In the early days of the TCC some of the most successful businesses assisted by university consultants were owned and run by women. Mrs Clara Appiah successfully produced Afro-wigs from sisal hemp fibre from 1972 until her untimely death in 1974. Madam Offeh played a leading role in her husband’s animal feed business, established as they often remarked during the United Nations International Women’s Year (1975), and Vera Gambrah ran a thriving soap making business until the small scale industry was obliterated by IMF dictates in 1985. Encouraged by these early successes, many more women came forward with small industry projects to take advantage of new technologies becoming available through the TCC in textiles and food processing. After the introduction of modern beekeeping in the early 1980s many women became involved in establishing small apiaries. From its founding in 1975, this initiative to involve more women in small scale enterprise was greatly encouraged and supported by the National Council of Women and Development (NCWD), but throughout the 1970s and 1980s only one woman came forward to the TCC in Kumasi with an interest in starting an engineering enterprise, and she was not from Suame Magazine but from Tema.

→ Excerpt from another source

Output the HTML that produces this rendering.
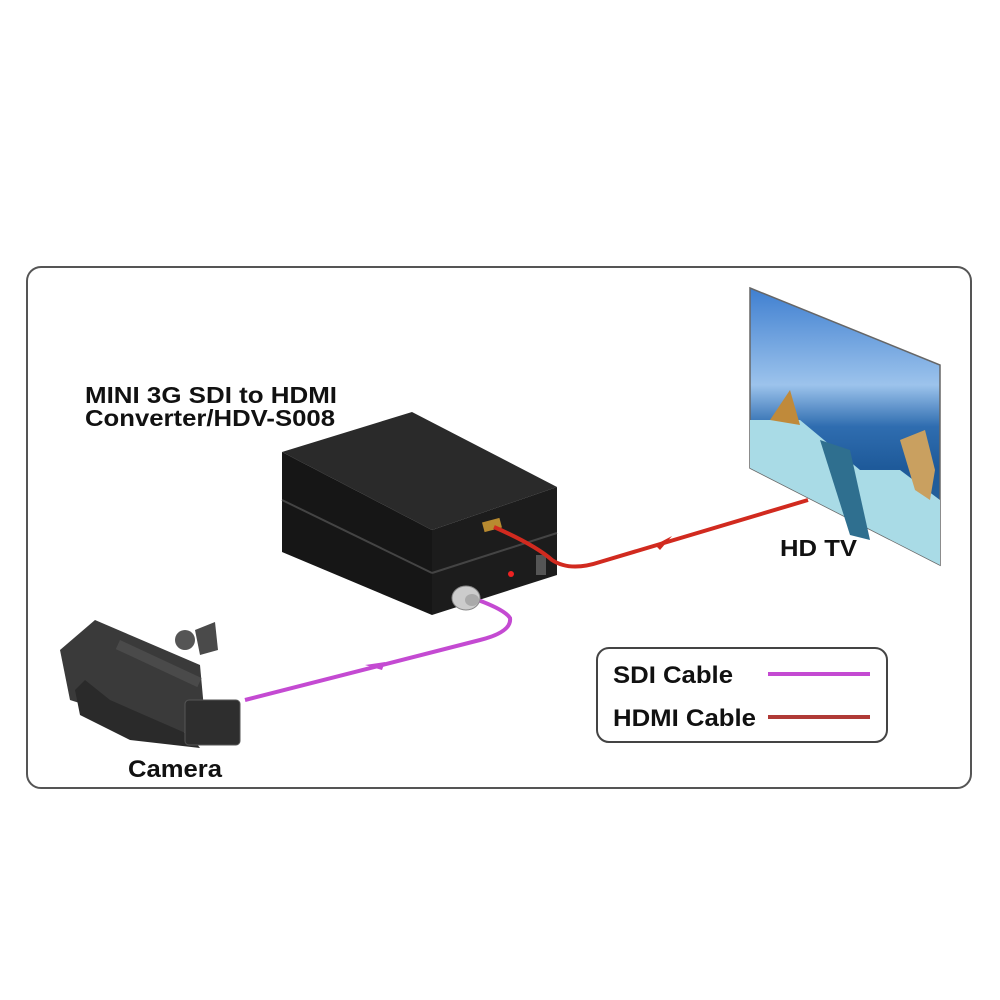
<!DOCTYPE html>
<html><head><meta charset="utf-8"><style>
html,body{margin:0;padding:0;background:#fff;width:1000px;height:1000px;overflow:hidden}
text{font-family:"Liberation Sans",Arial,sans-serif;font-weight:bold;fill:#111}
</style></head><body>
<svg width="1000" height="1000" viewBox="0 0 1000 1000" xmlns="http://www.w3.org/2000/svg">
<defs>
<linearGradient id="sky" x1="0" y1="0" x2="0" y2="1">
<stop offset="0" stop-color="#3f7fd0"/><stop offset="0.35" stop-color="#9cc3ec"/><stop offset="0.5" stop-color="#2f6db0"/><stop offset="0.65" stop-color="#1e5a9a"/><stop offset="1" stop-color="#2a6a9a"/>
</linearGradient>
</defs>
<rect x="27" y="267" width="944" height="521" rx="14" fill="#fff" stroke="#555" stroke-width="2"/>
<!-- TV -->
<polygon points="750,288 940,365 940,565 750,468" fill="url(#sky)" stroke="#666" stroke-width="1.5"/>
<polygon points="750,420 800,420 830,445 860,470 900,470 940,500 940,565 750,468" fill="#a9dbe6"/>
<polygon points="820,440 850,450 870,540 850,535" fill="#2f6f8f"/>
<polygon points="770,420 790,390 800,425" fill="#c08a3a"/>
<polygon points="900,440 925,430 935,470 930,500 915,490" fill="#c9a060"/>
<text x="780" y="556" font-size="23" textLength="77" lengthAdjust="spacingAndGlyphs">HD TV</text>
<!-- box -->
<polygon points="282,452 412,412 557,487 432,530" fill="#2a2a2a"/>
<polygon points="282,452 432,530 432,615 282,552" fill="#161616"/>
<polygon points="432,530 557,487 557,575 432,615" fill="#1c1c1c"/>
<line x1="282" y1="500" x2="432" y2="573" stroke="#444" stroke-width="2"/>
<line x1="432" y1="573" x2="557" y2="533" stroke="#444" stroke-width="2"/>
<rect x="483" y="520" width="18" height="10" fill="#b88a30" transform="rotate(-15 492 525)"/>
<rect x="536" y="555" width="10" height="20" fill="#555"/>
<circle cx="511" cy="574" r="3" fill="#e22"/>
<!-- cables -->
<path d="M494,527 Q535,545 552,560 Q570,572 600,562 L808,500" fill="none" stroke="#d12a1f" stroke-width="4"/>
<polygon points="655,545 672,536 660,550" fill="#d12a1f"/>
<path d="M478,600 Q505,610 510,618 Q512,632 480,640 L245,700" fill="none" stroke="#c44ad2" stroke-width="4"/>
<polygon points="385,662 365,665 382,670" fill="#c44ad2"/>
<ellipse cx="466" cy="598" rx="14" ry="12" fill="#ccc" stroke="#888"/>
<ellipse cx="472" cy="600" rx="7" ry="6" fill="#aaa"/>
<text x="85" y="403" font-size="23" textLength="252" lengthAdjust="spacingAndGlyphs">MINI 3G SDI to HDMI</text>
<text x="85" y="426" font-size="23" textLength="250" lengthAdjust="spacingAndGlyphs">Converter/HDV-S008</text>
<!-- camera -->
<g fill="#3a3a3a">
<polygon points="60,650 95,620 200,665 205,720 180,735 70,700"/>
<polygon points="75,690 85,680 110,700 190,735 200,748 130,740 80,715" fill="#2a2a2a"/>
<rect x="185" y="700" width="55" height="45" rx="4" fill="#2e2e2e" stroke="#555"/>
<rect x="120" y="640" width="90" height="10" transform="rotate(25 120 640)" fill="#4a4a4a"/>
<circle cx="185" cy="640" r="10" fill="#555"/>
<polygon points="195,630 215,622 218,650 200,655" fill="#4a4a4a"/>
</g>
<text x="128" y="777" font-size="24" textLength="94" lengthAdjust="spacingAndGlyphs">Camera</text>
<!-- legend -->
<rect x="597" y="648" width="290" height="94" rx="12" fill="#fff" stroke="#444" stroke-width="2"/>
<text x="613" y="683" font-size="24" textLength="120" lengthAdjust="spacingAndGlyphs">SDI Cable</text>
<text x="613" y="726" font-size="24" textLength="143" lengthAdjust="spacingAndGlyphs">HDMI Cable</text>
<line x1="768" y1="674" x2="870" y2="674" stroke="#c44ad2" stroke-width="4"/>
<line x1="768" y1="717" x2="870" y2="717" stroke="#b03a36" stroke-width="4"/>
</svg>
</body></html>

Tema is about 300 kilometres from Kumasi on the south coast, east of Accra. Originally a small fishing village, Tema was developed by the government of Kwame Nkrumah (1957 – 1966) into a modern harbour handling most of Ghana’s imports. This development attracted many industries, large and small. In this more progressive environment, Georgina Degbor had trained as a centre lathe turner. She came to the TCC in Kumasi in 1986 with a request to be allocated one of the used Colchester Triumph centre lathes expected to arrive before the end of the year. Georgina’s skills were assessed at the Suame Intermediate Technology Transfer Unit (ITTU) and the decision was taken to help her start her own small engineering enterprise. However, as Georgina lived in Tema, the matter was passed to the Tema ITTU when the GRATIS Project started there in February 1987. She installed her machine in workshop space hired from the ITTU and became a role model demonstrating to other young women that engineering craft skills were no longer a male preserve. With another trained female technician, Elizabeth Asiamah, on the ITTU staff, it was not long before the Tema ITTU was attracting girls as well as boys onto its apprenticeship programme.

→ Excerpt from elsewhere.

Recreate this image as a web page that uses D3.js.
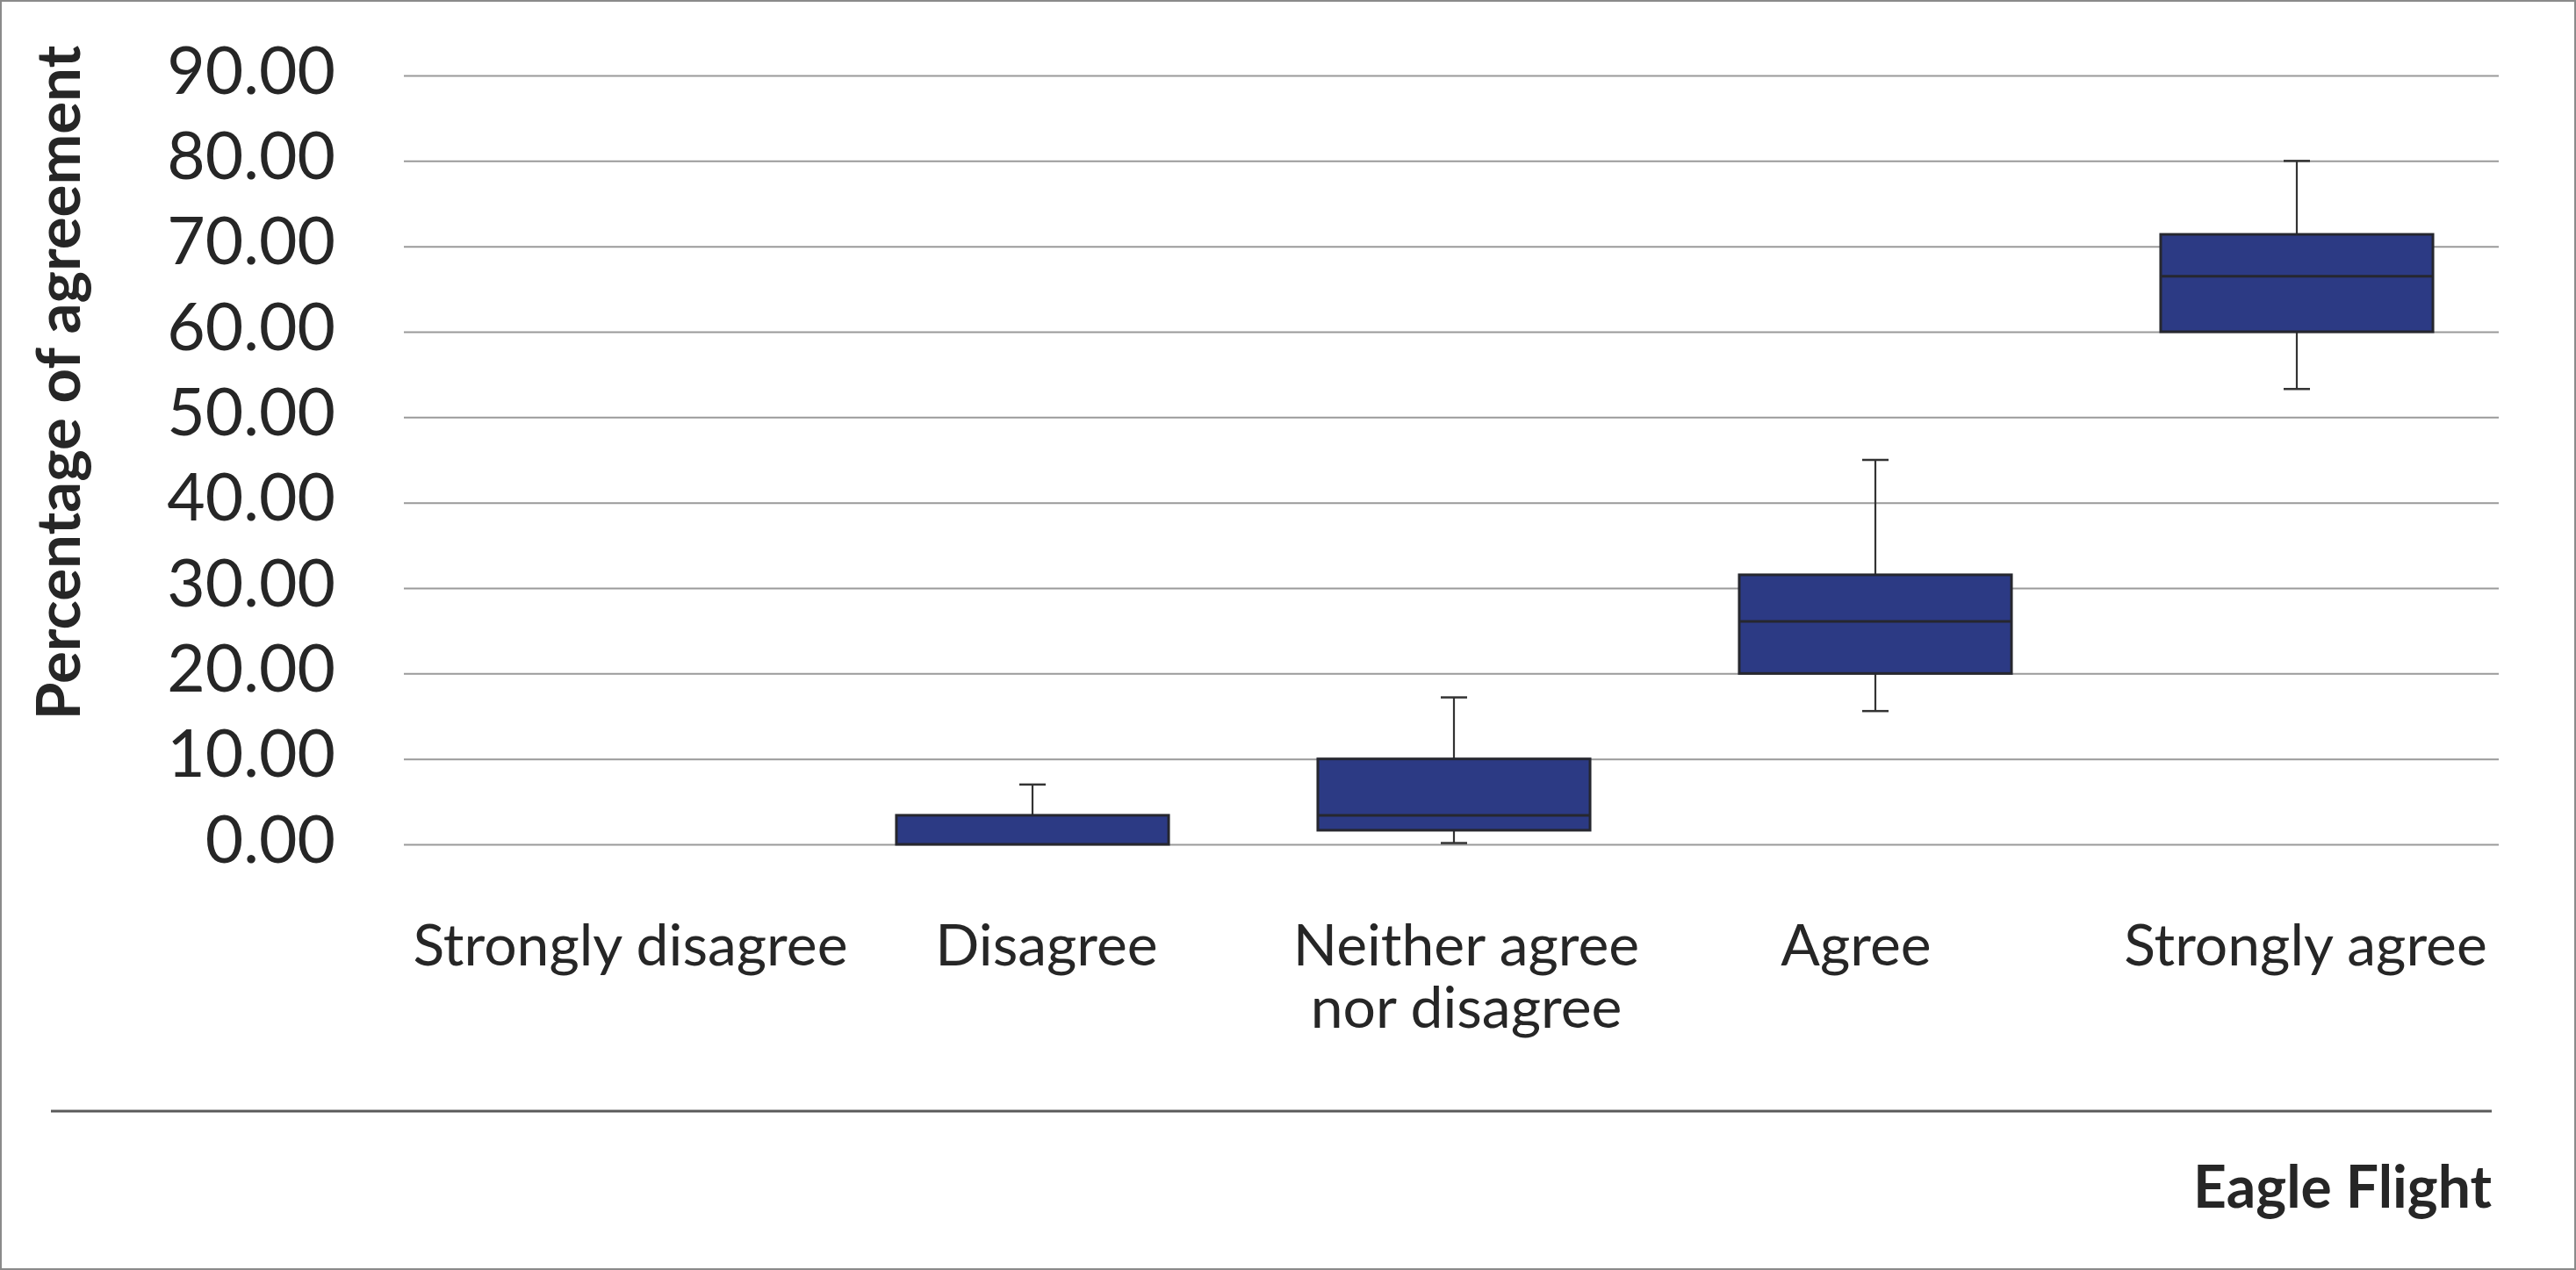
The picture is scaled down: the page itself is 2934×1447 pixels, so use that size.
<!DOCTYPE html>
<html>
<head>
<meta charset="utf-8">
<script src="https://cdn.jsdelivr.net/npm/d3@7"></script>
<style>
  html, body { margin: 0; padding: 0; background: #fff; }
  svg { display: block; }
</style>
</head>
<body>
<svg id="chart" width="2934" height="1447"></svg>
<script>
// ---- data ----
const categories   = ["Strongly disagree", "Disagree", "Neither agree nor disagree", "Agree", "Strongly agree"];
const labelLines   = [["Strongly disagree"], ["Disagree"], ["Neither agree", "nor disagree"], ["Agree"], ["Strongly agree"]];
const whiskerLow   = [0, 0, 0.15, 15.6, 53.3];
const q1           = [0, 0, 1.65, 20.0, 60.0];
const median       = [0, 0, 3.4, 26.1, 66.5];
const q3           = [0, 3.4, 10.0, 31.55, 71.4];
const whiskerHigh  = [0, 7.0, 17.2, 45.0, 80.0];
const yTicks       = [0, 10, 20, 30, 40, 50, 60, 70, 80, 90];
const yTitle       = "Percentage of agreement";
const footerTitle  = "Eagle Flight";

// ---- layout ----
const W = 2934, H = 1447;
const FONT = "Lato, 'Open Sans', sans-serif";
const TEXT = "#262626";
const labelNudge = [22, 16, 14, -22, 10];   // small horizontal label shifts seen in the reference

const svg = d3.select("#chart");

// outer frame
svg.append("rect").attr("x", 1).attr("y", 1).attr("width", W - 2).attr("height", H - 2)
  .attr("fill", "#fff").attr("stroke", "#8a8a8a").attr("stroke-width", 2);

const x = d3.scaleBand().domain(categories).range([456, 2856]).padding(0);
const y = d3.scaleLinear().domain([0, 90]).range([962, 86]);
const gridLeft = 460, gridRight = 2846;

// y axis with gridlines
const yAxis = d3.axisLeft(y).tickValues(yTicks).tickFormat(d3.format(".2f"))
  .tickSizeInner(-(gridRight - gridLeft)).tickSizeOuter(0).tickPadding(78);
const gy = svg.append("g").attr("transform", `translate(${gridLeft},0)`).call(yAxis);
gy.select(".domain").remove();
gy.selectAll(".tick line").attr("stroke", "#9a9a9a").attr("stroke-width", 2);
gy.selectAll(".tick text").attr("fill", TEXT).attr("font-family", FONT)
  .attr("font-size", 75).attr("dy", "0.32em").attr("y", -4);

// y title
svg.append("text")
  .attr("transform", `translate(91, 436) rotate(-90)`)
  .attr("text-anchor", "middle")
  .attr("font-family", FONT).attr("font-weight", 700).attr("font-size", 69)
  .attr("fill", TEXT).text(yTitle);

// boxes
const rows = categories.map((c, i) => ({c, lo: whiskerLow[i], q1: q1[i], med: median[i], q3: q3[i], hi: whiskerHigh[i]}));
const bw = x.bandwidth() * 0.646;
const capW = 30;
const g = svg.append("g");
rows.forEach(d => {
  const cx = x(d.c) + x.bandwidth() / 2;
  if (d.hi > d.q3) {
    g.append("line").attr("x1", cx).attr("x2", cx).attr("y1", y(d.q3)).attr("y2", y(d.hi))
      .attr("stroke", "#333").attr("stroke-width", 2.2);
    g.append("line").attr("x1", cx - capW / 2).attr("x2", cx + capW / 2).attr("y1", y(d.hi)).attr("y2", y(d.hi))
      .attr("stroke", "#333").attr("stroke-width", 2.5);
  }
  if (d.q1 > d.lo) {
    g.append("line").attr("x1", cx).attr("x2", cx).attr("y1", y(d.q1)).attr("y2", y(d.lo))
      .attr("stroke", "#333").attr("stroke-width", 2.2);
    g.append("line").attr("x1", cx - capW / 2).attr("x2", cx + capW / 2).attr("y1", y(d.lo)).attr("y2", y(d.lo))
      .attr("stroke", "#333").attr("stroke-width", 2.5);
  }
  if (d.q3 > d.q1) {
    g.append("rect").attr("x", cx - bw / 2).attr("width", bw)
      .attr("y", y(d.q3)).attr("height", y(d.q1) - y(d.q3))
      .attr("fill", "#2c3a84").attr("stroke", "#26272f").attr("stroke-width", 3);
    if (d.med > d.q1) {
      g.append("line").attr("x1", cx - bw / 2).attr("x2", cx + bw / 2).attr("y1", y(d.med)).attr("y2", y(d.med))
        .attr("stroke", "#26272f").attr("stroke-width", 3);
    }
  }
});

// x labels
categories.forEach((c, i) => {
  const cx = x(c) + x.bandwidth() / 2 + labelNudge[i];
  const t = svg.append("text").attr("text-anchor", "middle").attr("font-family", FONT)
    .attr("font-size", 66).attr("fill", TEXT);
  labelLines[i].forEach((ln, j) => {
    t.append("tspan").attr("x", cx).attr("y", 1100 + j * 71).text(ln);
  });
});

// separator line
svg.append("line").attr("x1", 58).attr("x2", 2838).attr("y1", 1266).attr("y2", 1266)
  .attr("stroke", "#5a5a5a").attr("stroke-width", 3);

// footer title
svg.append("text").attr("x", 2838).attr("y", 1376).attr("text-anchor", "end")
  .attr("font-family", FONT).attr("font-weight", 700).attr("font-size", 66)
  .attr("fill", TEXT).text(footerTitle);
</script>
</body>
</html>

In 1987, the GRATIS Project took over the Tamale ITTU from the TCC. It surprised many seasoned engineering instructors that in this remote northern outpost, with its essentially rural setting, girls came forward to apply for technical apprenticeships on an equal scale to Tema. The first generation of apprentices in Tema and Tamale served their time, and most of them went on to establish their own workshops, either as sole proprietorships or with two or three artisans in partnership. The progress of women in engineering was steady but slow, so in the mid-1990s the TCC joined with Intermediate Technology Ghana (ITGhana), a Tema-based NGO, to mount a ‘Women in Engineering’ project supported by the International Labour Organisation (ILO).
Young women who had graduated from the ITTU apprenticeship programme were recruited to carry out a nationwide survey of engineering enterprises and technical schools to identify the women who were already qualified or under training in an engineering craft. At the same time workshop owners and master craftsmen were encouraged to recruit apprentices of both genders and generally to participate in the Women in Engineering project. The project culminated in a national forum, held in the British Council Hall in Accra, attended by government officials, technical instructors, workshop owners and most of the female technicians and apprentices identified by the survey. A central feature of the forum was the presentation of the life stories of some of the pioneering women workshop owners. The event was regarded as a major success; it was well reported in the media, alerted government to the challenge and the opportunity and changed the attitude of many male workshop owners. The engineering industry in Ghana may not have become an equal opportunity employer overnight but a significant step had been taken in that direction.